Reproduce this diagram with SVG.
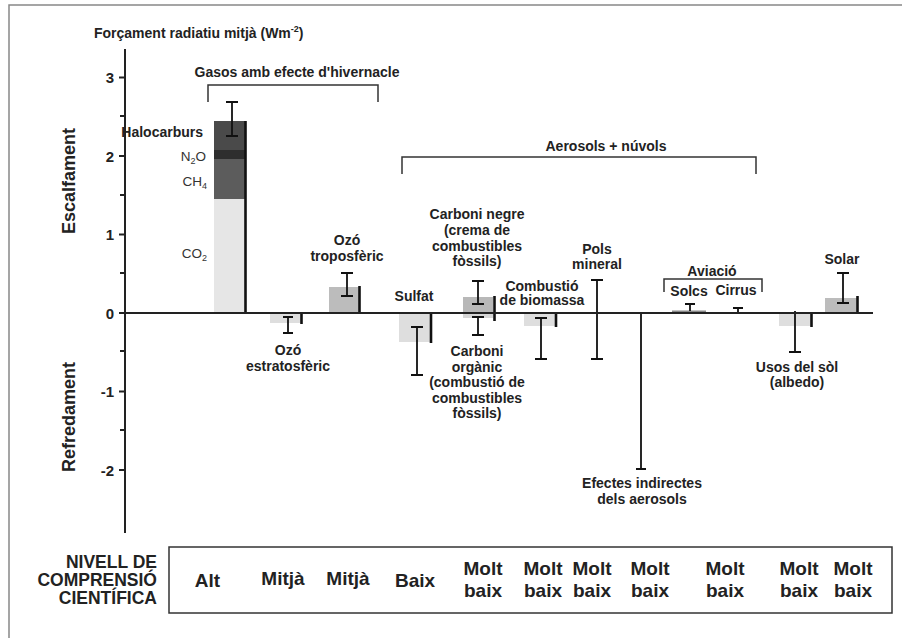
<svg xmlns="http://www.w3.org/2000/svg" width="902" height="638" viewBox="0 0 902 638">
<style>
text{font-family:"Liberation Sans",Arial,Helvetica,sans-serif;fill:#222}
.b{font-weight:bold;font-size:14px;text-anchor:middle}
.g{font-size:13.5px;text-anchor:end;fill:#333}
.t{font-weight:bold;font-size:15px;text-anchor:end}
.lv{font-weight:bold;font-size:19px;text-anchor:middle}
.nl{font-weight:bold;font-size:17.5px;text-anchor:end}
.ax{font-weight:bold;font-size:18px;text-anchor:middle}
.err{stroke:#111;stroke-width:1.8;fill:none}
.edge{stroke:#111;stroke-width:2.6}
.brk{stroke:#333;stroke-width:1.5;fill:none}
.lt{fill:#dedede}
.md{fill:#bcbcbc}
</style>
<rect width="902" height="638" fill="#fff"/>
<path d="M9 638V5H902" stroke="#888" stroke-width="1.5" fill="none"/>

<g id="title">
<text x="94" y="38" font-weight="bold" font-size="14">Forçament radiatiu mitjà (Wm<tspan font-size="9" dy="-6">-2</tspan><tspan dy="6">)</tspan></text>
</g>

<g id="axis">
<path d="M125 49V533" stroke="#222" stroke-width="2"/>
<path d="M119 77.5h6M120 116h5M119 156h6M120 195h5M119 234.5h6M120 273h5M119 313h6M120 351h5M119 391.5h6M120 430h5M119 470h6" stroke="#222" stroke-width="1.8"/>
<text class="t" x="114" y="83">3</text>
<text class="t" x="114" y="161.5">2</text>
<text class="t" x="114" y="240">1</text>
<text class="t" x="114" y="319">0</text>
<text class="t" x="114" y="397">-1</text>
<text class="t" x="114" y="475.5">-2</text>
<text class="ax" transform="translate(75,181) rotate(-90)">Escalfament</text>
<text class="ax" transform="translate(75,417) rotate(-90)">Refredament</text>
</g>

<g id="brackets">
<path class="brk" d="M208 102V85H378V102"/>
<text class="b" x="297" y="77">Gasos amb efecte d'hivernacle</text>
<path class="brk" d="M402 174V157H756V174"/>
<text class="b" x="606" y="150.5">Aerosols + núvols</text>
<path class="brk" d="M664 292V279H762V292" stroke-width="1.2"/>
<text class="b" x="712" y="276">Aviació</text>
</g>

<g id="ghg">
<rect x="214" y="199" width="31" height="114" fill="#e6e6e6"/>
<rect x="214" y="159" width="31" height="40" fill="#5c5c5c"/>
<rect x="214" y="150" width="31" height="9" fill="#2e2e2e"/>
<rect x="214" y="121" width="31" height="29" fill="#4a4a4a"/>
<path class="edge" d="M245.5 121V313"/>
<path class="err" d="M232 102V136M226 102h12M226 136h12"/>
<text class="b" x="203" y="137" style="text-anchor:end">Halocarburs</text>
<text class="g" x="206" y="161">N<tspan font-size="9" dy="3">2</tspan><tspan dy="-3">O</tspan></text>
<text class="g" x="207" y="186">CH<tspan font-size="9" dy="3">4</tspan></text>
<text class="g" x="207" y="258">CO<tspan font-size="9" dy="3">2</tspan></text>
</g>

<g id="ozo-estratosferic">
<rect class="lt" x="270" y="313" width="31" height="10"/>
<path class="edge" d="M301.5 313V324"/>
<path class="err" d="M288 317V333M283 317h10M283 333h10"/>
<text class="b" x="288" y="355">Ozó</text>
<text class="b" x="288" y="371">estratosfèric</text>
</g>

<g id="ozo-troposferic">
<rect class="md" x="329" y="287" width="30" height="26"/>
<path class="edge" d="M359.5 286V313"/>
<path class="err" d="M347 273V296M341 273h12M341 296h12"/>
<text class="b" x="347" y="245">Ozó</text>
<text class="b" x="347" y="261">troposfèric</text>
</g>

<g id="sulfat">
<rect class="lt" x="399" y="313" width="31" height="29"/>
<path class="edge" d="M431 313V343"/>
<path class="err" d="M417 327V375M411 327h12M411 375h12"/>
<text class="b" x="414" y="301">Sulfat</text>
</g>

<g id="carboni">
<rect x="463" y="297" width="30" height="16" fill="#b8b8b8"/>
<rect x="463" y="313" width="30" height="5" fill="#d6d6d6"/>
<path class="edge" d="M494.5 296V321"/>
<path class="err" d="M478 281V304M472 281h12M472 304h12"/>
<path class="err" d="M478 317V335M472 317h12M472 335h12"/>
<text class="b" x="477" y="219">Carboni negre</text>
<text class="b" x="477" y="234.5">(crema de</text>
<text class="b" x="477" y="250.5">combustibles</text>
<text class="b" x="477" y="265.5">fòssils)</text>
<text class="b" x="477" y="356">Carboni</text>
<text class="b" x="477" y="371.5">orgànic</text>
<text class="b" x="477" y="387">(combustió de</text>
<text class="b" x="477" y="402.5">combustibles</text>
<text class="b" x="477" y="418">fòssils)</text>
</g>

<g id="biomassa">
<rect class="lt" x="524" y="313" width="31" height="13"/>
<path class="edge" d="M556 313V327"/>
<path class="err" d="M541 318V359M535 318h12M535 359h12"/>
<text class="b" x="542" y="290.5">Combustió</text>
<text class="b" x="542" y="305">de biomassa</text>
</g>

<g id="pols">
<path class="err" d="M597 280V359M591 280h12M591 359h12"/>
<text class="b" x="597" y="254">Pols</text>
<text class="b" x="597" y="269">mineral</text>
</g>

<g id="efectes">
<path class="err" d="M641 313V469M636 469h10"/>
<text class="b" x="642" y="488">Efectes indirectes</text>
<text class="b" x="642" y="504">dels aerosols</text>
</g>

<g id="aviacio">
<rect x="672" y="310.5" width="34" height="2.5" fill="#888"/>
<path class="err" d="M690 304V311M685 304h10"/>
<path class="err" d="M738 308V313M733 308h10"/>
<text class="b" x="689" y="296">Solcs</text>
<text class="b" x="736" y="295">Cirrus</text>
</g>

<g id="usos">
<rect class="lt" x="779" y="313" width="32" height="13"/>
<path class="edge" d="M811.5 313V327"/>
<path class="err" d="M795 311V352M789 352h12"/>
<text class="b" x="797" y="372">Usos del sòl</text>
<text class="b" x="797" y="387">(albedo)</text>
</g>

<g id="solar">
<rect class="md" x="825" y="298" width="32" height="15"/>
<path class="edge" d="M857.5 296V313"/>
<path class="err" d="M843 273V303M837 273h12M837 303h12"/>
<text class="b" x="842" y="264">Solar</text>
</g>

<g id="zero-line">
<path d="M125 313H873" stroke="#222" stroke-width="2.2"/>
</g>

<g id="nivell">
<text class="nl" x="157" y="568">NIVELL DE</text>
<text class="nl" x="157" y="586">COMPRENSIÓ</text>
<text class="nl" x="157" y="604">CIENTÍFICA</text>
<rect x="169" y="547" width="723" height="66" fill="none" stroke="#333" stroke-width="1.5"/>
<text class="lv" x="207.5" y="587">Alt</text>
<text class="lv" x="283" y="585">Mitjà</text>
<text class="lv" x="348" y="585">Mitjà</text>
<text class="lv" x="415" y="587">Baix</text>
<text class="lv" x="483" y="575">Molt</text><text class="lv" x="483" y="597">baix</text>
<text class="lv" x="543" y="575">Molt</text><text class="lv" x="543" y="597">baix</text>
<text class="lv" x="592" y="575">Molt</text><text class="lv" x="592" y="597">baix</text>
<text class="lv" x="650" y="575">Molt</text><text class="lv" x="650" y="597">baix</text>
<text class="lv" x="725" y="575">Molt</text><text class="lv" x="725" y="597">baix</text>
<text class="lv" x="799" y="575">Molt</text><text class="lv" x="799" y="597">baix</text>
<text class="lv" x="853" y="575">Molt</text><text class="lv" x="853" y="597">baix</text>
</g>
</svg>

:::

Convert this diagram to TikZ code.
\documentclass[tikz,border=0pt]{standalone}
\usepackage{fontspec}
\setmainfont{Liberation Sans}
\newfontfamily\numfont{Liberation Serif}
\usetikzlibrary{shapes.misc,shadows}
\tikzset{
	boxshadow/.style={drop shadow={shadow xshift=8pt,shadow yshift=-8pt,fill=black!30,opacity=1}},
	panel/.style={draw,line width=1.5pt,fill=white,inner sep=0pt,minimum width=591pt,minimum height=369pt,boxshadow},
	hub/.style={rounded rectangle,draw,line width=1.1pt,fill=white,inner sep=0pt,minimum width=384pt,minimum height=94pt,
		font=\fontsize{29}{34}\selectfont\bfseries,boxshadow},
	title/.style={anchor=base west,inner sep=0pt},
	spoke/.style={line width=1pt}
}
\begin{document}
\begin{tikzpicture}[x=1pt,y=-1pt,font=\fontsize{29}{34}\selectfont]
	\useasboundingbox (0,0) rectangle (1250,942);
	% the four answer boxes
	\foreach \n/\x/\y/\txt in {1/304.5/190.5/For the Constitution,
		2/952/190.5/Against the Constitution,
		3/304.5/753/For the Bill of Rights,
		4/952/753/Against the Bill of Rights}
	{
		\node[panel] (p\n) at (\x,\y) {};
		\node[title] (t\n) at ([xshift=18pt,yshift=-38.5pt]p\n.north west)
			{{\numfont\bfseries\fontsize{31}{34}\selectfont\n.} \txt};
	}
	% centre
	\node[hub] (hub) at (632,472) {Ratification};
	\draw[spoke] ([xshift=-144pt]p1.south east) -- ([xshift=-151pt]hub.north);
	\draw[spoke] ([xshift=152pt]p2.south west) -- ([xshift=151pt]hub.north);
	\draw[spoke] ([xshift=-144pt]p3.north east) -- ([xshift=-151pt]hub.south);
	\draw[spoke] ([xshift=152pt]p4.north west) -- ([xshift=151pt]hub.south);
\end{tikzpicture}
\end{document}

:::

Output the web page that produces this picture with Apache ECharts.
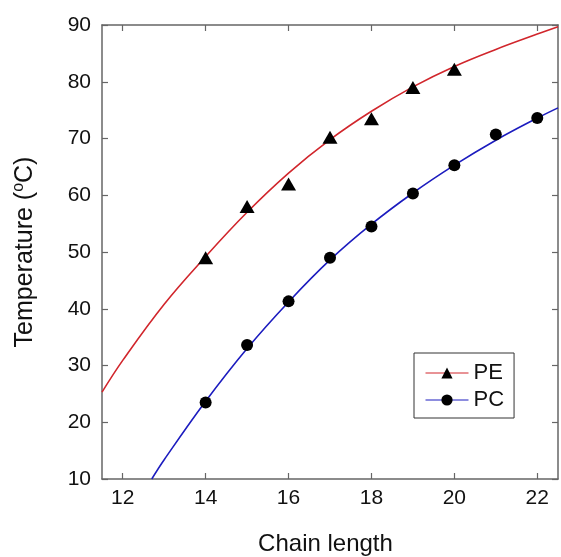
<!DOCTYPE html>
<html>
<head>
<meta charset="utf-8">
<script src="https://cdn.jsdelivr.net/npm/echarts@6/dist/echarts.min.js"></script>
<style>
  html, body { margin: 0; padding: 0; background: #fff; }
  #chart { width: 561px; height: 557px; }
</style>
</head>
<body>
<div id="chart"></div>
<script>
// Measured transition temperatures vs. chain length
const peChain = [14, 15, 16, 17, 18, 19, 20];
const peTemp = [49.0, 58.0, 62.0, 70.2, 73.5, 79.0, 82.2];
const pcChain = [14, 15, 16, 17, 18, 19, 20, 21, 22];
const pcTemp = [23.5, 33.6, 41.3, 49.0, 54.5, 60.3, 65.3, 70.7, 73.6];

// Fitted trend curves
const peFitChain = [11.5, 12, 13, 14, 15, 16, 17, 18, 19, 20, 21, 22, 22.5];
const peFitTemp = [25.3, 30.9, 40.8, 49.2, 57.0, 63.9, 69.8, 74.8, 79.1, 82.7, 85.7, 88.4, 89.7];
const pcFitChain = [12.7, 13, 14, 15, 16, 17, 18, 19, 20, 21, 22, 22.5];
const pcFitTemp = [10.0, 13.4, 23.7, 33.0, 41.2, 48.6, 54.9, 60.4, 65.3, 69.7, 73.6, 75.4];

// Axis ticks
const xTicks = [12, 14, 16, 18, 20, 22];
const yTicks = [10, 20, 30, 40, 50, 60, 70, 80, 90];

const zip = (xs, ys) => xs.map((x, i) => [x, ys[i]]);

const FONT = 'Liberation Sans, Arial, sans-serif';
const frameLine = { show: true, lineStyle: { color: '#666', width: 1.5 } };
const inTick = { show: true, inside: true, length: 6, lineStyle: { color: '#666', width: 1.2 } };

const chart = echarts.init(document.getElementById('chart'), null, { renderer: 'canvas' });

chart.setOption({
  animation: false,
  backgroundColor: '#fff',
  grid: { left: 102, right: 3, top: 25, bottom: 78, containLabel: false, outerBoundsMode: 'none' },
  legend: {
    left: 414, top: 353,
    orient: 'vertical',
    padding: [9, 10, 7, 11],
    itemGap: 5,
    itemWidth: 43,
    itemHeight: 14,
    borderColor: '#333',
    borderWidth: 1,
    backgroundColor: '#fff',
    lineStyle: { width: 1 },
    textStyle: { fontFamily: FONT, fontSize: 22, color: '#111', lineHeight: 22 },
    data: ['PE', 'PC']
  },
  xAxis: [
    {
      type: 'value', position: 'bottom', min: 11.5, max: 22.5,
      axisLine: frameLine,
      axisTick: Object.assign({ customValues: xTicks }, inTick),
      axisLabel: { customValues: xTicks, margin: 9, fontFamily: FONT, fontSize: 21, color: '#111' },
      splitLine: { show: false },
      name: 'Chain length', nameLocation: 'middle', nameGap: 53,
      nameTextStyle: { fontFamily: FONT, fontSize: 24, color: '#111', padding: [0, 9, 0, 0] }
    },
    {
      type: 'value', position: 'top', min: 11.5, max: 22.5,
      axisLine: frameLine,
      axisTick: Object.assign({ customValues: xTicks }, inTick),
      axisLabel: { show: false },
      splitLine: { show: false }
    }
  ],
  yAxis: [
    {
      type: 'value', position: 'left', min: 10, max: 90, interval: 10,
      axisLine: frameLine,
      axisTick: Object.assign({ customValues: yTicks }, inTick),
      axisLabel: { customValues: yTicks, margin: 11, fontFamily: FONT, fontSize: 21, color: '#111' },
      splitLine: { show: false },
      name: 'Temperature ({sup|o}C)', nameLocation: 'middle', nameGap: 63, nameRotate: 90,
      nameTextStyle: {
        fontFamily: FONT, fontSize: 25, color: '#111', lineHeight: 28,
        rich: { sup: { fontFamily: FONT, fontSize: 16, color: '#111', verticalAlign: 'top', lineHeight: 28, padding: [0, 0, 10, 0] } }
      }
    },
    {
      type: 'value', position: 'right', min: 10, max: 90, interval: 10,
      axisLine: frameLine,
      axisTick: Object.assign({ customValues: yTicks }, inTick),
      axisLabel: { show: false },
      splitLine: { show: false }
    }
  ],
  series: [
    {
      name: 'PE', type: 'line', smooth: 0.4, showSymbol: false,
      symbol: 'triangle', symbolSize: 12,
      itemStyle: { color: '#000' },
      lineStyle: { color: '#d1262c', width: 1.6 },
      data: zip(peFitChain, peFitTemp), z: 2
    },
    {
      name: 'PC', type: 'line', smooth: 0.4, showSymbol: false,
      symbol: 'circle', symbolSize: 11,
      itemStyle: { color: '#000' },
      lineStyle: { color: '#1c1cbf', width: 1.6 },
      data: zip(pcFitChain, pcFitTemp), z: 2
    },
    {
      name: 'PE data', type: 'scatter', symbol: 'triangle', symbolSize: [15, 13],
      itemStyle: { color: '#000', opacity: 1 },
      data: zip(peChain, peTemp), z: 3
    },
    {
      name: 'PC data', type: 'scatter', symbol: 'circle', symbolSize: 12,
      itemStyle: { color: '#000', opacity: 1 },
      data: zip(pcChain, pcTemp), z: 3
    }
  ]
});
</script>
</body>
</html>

:::

§ What is asked:
What is the number of lines that hold the string "diagram"? Reply with that number alone.

§ Full answer:
2